» **Task prompt**
Your answer should be a single number: the count of lines containing the string "with".

Items from a dataset:
--

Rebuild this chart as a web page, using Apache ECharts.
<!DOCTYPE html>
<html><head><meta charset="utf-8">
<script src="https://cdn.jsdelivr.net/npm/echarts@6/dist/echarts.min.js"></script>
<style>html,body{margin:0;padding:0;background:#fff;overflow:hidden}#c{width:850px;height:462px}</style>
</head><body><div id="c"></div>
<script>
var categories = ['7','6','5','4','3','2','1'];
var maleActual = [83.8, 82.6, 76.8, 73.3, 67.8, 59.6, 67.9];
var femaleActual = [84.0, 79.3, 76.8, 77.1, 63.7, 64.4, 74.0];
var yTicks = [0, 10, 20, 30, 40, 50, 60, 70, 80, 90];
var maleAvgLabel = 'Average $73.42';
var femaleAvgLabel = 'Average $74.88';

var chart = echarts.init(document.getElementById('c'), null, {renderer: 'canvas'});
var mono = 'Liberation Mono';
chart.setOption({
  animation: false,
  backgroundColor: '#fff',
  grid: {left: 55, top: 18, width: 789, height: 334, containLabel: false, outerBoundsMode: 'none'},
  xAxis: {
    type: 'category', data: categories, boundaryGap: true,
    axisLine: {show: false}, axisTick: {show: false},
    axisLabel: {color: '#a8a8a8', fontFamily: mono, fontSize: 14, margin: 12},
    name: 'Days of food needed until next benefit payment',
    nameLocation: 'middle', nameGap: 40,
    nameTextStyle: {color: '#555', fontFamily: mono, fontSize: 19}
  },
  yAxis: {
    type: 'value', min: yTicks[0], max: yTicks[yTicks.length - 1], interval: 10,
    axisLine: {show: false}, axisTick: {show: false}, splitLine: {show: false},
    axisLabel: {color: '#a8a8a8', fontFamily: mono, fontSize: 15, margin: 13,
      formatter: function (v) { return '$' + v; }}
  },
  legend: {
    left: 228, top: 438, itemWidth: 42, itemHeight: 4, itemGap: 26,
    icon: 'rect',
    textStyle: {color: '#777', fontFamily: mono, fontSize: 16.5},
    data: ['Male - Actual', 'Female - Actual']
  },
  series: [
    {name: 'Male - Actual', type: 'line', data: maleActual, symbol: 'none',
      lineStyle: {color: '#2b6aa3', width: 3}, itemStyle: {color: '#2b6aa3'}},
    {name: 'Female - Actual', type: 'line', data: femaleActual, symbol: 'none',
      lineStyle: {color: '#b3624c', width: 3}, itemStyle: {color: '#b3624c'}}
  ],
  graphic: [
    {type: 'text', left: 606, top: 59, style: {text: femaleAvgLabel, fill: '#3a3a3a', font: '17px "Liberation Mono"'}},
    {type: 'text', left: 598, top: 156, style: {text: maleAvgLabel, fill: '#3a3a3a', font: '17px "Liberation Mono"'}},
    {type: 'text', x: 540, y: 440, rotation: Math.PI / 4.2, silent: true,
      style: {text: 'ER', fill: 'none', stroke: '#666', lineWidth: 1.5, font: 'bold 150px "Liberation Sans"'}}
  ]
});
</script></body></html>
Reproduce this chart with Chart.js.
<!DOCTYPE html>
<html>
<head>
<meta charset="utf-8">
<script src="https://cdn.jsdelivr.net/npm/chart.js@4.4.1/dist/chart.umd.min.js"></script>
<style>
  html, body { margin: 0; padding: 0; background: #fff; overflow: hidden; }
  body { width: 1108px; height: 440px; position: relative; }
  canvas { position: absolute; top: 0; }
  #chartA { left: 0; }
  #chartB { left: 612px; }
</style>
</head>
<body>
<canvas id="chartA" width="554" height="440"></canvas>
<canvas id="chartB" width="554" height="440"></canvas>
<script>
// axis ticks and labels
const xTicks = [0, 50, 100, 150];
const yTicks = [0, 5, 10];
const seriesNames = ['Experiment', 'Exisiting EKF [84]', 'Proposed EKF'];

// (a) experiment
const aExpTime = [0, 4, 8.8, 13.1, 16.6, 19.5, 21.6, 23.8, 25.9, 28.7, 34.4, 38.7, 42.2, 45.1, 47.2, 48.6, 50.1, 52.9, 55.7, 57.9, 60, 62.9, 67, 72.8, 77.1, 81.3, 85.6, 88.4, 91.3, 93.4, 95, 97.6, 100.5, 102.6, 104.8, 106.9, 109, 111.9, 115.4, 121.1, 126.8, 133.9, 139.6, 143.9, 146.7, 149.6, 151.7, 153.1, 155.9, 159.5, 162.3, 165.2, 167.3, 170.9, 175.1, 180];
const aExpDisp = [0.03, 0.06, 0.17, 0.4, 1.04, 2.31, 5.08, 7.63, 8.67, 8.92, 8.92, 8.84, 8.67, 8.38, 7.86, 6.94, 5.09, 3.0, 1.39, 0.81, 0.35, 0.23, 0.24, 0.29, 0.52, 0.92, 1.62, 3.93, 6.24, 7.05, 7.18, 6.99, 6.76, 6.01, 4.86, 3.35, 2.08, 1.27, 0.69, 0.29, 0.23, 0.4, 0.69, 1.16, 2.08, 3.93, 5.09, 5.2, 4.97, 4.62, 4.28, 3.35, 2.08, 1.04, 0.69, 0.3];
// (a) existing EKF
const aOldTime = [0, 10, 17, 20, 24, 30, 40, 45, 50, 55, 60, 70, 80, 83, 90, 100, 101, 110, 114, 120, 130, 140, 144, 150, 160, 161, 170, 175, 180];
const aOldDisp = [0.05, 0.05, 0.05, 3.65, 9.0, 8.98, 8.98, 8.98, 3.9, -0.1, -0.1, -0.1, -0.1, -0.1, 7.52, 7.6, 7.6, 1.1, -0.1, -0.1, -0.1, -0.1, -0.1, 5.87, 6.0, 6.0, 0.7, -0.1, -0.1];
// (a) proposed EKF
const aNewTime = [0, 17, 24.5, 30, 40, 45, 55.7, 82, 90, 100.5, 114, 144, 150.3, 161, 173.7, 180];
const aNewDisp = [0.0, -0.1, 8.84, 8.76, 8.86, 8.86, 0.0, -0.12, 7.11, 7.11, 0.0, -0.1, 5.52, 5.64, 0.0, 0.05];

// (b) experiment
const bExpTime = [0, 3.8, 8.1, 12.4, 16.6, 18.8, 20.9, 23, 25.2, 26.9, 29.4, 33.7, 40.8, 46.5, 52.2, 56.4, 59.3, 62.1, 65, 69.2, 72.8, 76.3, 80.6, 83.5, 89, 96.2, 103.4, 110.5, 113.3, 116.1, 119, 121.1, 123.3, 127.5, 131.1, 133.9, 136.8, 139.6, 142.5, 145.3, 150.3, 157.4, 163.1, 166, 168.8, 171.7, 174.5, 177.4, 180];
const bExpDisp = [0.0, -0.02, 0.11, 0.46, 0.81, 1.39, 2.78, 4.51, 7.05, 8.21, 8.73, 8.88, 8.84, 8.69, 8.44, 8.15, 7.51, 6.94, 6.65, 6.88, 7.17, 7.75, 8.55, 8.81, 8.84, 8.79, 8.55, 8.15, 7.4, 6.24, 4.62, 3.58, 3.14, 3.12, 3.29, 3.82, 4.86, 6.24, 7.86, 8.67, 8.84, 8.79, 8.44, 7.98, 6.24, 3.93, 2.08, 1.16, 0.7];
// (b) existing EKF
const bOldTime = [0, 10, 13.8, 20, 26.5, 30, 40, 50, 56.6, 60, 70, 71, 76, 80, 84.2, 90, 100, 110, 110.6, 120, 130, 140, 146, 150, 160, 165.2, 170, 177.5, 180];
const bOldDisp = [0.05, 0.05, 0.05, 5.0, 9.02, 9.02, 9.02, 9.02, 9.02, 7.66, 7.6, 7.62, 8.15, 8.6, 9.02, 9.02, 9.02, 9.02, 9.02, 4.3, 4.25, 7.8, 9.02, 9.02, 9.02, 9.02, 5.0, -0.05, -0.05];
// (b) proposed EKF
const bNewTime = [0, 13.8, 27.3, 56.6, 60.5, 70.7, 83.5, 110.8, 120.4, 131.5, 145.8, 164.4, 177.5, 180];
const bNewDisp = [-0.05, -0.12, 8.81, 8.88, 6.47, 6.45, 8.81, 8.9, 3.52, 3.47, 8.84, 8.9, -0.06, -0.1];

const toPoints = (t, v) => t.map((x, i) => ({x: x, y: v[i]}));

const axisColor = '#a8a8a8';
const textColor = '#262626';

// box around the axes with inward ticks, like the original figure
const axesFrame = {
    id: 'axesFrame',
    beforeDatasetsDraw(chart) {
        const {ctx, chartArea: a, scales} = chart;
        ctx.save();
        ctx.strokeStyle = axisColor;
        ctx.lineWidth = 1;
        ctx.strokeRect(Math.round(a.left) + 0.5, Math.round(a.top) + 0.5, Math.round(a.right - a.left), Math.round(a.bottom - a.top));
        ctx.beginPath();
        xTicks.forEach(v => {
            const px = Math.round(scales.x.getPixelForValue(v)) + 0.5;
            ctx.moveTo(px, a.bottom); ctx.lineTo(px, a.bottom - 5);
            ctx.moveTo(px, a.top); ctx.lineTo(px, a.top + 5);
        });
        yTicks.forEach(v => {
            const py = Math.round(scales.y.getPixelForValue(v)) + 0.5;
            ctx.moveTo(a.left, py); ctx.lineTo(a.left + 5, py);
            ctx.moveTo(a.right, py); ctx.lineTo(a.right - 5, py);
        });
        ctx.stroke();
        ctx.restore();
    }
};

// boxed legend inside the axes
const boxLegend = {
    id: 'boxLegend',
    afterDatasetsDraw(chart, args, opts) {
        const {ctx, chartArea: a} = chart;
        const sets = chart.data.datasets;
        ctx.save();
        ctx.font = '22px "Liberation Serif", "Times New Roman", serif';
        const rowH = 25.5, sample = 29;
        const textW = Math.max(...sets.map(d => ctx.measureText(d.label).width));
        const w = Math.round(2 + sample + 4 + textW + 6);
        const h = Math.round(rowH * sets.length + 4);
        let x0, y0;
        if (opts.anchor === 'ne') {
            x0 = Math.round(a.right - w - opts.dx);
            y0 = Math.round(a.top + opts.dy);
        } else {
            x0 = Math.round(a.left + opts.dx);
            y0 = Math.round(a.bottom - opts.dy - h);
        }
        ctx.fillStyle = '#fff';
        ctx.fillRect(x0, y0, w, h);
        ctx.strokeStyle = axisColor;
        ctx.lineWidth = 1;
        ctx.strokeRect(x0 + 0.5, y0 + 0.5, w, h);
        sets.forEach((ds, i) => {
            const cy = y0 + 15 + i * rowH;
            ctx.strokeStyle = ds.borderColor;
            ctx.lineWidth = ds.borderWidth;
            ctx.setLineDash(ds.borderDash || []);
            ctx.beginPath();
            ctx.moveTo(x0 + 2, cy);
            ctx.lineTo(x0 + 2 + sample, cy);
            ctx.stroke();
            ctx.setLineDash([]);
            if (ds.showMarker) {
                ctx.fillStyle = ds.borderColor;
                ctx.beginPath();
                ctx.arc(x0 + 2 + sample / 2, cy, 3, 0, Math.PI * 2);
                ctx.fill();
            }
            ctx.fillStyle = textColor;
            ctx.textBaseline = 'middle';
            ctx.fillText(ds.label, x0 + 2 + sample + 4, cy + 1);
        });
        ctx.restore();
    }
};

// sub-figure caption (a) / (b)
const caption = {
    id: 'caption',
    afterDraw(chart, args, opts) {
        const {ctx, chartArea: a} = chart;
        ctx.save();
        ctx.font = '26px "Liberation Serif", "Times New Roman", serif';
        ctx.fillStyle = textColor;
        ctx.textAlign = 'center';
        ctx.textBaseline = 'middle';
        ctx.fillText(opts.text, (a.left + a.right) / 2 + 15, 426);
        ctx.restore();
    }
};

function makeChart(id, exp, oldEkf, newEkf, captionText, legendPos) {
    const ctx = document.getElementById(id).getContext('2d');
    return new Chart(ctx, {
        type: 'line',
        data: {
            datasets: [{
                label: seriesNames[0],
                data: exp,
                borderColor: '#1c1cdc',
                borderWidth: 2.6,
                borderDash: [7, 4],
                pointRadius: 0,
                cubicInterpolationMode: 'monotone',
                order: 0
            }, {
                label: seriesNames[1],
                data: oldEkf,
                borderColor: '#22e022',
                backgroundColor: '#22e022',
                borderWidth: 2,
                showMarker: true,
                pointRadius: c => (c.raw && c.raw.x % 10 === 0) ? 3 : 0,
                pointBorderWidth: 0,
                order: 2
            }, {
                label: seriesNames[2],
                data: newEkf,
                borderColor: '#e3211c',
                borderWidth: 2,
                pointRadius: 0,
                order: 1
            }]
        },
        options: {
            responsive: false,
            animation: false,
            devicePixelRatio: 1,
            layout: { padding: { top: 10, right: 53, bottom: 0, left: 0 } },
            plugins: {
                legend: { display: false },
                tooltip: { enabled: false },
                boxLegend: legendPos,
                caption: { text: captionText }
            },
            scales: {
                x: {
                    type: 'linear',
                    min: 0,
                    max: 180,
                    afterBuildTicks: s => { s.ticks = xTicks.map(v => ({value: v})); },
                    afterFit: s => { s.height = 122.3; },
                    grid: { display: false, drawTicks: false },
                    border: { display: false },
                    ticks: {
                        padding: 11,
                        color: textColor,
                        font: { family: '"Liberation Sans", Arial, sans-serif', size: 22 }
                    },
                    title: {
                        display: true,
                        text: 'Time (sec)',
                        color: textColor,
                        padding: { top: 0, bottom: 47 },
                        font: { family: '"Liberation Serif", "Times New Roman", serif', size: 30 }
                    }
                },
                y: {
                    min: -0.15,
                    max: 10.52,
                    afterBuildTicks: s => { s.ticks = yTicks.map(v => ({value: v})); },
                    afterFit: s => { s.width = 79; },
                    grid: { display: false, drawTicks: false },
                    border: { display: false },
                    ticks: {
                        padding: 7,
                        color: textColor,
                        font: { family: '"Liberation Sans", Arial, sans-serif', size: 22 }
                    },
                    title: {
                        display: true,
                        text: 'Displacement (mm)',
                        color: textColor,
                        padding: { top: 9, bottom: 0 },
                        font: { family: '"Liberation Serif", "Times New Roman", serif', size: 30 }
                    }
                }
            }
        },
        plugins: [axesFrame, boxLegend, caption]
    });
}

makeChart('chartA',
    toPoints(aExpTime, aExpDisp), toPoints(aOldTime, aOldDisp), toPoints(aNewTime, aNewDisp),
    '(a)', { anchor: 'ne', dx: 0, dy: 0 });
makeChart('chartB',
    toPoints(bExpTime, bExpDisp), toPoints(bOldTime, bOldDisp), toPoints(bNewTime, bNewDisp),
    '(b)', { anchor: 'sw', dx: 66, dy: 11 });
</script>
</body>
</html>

--

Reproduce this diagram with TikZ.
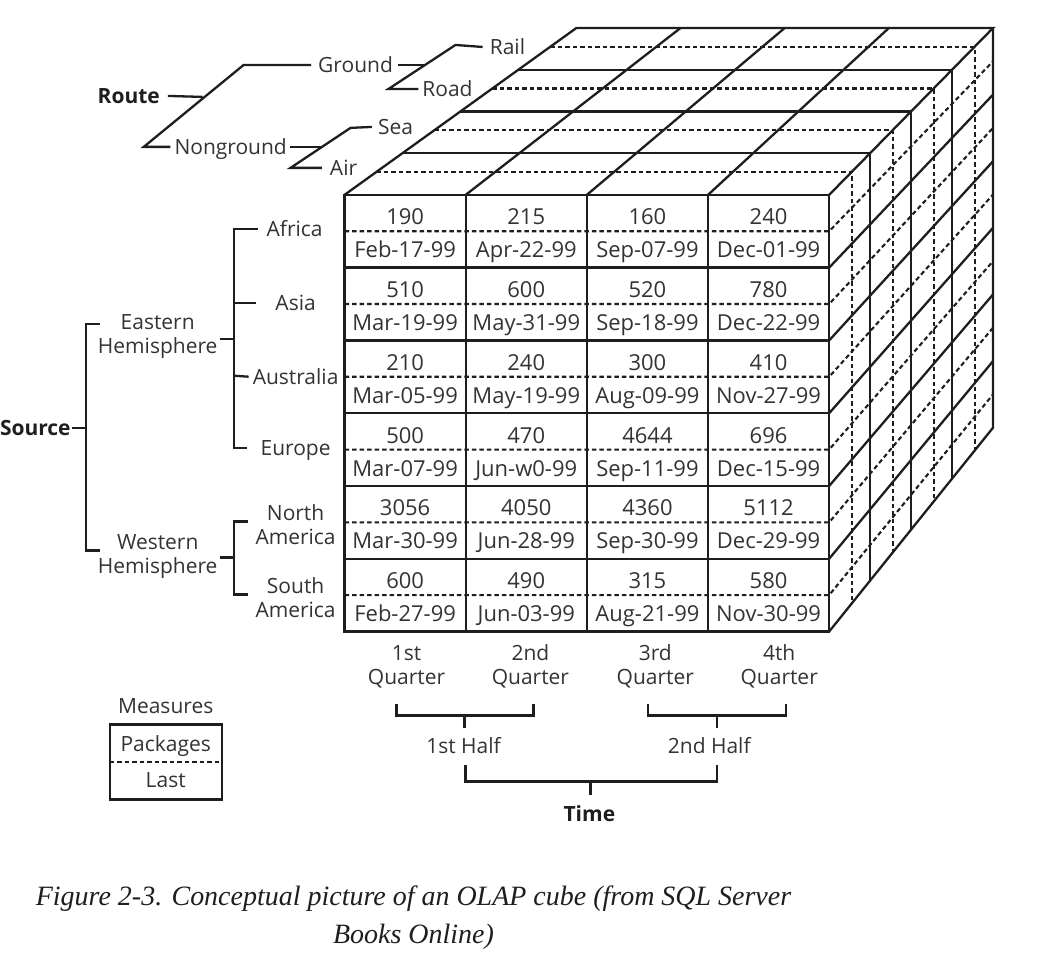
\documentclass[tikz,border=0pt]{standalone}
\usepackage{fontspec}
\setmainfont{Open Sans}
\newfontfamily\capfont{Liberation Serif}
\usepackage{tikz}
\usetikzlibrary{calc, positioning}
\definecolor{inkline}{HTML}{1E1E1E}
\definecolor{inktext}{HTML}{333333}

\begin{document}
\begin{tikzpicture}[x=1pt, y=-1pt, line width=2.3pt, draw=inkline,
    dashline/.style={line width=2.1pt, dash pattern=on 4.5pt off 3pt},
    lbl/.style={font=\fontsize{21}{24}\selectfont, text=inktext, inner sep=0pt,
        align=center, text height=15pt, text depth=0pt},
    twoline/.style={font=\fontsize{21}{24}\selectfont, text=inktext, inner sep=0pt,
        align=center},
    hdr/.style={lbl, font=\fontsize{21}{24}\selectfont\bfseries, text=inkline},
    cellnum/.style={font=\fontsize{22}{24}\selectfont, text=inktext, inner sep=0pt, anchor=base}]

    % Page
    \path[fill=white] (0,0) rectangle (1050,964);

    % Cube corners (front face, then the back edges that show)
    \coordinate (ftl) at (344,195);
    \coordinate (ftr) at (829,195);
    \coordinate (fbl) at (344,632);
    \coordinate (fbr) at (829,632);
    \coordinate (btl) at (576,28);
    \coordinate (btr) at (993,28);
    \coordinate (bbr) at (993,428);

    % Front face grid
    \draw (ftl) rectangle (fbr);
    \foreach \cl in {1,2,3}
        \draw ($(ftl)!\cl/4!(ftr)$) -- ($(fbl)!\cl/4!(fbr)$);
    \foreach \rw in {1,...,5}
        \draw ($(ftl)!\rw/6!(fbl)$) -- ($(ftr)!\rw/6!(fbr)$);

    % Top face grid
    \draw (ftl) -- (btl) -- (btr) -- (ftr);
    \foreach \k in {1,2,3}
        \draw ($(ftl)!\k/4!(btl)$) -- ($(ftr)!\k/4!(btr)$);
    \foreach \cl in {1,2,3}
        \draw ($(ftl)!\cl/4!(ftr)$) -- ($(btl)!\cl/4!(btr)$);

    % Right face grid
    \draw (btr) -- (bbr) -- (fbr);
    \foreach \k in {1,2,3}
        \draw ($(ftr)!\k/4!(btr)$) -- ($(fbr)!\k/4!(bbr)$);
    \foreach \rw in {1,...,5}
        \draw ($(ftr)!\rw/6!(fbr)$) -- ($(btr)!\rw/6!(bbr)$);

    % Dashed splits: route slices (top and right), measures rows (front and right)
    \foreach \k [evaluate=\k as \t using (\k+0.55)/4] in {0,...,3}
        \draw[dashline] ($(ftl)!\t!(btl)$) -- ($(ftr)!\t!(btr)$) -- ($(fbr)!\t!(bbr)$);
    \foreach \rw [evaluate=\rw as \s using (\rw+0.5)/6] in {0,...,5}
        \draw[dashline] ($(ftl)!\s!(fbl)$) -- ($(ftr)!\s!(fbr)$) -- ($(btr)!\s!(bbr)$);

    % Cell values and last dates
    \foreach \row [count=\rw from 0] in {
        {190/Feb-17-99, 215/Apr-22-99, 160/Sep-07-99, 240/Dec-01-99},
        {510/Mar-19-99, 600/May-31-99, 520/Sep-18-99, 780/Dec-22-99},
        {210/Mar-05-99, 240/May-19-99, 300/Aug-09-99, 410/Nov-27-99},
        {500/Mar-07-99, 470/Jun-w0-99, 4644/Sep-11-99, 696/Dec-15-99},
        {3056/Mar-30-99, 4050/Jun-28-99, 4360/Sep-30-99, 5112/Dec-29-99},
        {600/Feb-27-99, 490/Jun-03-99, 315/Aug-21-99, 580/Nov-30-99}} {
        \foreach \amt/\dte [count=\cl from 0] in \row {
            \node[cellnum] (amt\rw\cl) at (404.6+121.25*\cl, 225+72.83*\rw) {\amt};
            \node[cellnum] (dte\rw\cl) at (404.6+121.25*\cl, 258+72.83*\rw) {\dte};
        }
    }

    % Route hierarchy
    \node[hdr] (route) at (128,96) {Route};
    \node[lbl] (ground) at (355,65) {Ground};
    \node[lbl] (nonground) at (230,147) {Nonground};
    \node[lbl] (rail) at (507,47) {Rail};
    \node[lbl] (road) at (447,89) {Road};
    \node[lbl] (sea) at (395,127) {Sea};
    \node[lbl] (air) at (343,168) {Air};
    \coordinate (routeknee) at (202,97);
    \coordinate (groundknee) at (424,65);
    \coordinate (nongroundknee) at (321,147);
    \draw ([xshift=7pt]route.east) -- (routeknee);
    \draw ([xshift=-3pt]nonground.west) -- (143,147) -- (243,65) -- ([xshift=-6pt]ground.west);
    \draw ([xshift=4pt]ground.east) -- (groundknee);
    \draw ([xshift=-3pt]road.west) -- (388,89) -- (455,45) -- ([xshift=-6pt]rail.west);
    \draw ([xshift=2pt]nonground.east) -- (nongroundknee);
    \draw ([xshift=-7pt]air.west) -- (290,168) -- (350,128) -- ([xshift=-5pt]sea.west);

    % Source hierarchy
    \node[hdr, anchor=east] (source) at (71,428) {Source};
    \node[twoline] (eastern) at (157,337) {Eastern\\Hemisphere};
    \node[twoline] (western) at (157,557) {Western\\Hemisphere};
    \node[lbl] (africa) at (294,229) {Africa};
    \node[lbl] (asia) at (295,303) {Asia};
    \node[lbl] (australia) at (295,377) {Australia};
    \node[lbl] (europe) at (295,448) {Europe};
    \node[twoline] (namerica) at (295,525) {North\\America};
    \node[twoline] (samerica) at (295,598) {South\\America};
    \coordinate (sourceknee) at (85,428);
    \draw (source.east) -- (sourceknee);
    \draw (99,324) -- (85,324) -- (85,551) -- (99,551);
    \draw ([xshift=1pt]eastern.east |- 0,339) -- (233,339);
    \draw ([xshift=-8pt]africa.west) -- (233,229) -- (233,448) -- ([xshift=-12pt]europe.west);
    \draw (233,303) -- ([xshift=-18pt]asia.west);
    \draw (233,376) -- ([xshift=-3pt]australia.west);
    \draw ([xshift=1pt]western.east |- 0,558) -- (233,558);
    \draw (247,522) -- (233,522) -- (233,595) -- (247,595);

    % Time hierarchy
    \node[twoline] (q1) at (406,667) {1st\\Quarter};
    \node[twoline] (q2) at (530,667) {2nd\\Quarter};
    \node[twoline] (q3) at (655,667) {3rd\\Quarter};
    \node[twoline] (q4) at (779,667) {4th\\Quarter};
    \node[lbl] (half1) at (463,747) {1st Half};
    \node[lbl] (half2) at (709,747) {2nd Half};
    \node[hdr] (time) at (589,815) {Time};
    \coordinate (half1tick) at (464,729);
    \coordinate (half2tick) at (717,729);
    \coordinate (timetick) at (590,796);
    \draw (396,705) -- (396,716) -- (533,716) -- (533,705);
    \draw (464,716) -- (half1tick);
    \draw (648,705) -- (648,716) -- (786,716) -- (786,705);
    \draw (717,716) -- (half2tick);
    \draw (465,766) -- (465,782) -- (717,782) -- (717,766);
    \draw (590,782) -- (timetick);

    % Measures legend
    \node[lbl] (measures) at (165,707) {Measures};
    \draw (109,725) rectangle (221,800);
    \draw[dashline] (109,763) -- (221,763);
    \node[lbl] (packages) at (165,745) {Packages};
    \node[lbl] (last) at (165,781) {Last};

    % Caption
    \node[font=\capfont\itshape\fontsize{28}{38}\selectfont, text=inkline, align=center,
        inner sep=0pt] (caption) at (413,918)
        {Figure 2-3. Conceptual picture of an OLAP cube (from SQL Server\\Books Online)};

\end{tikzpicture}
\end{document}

--

» **Answer below**
3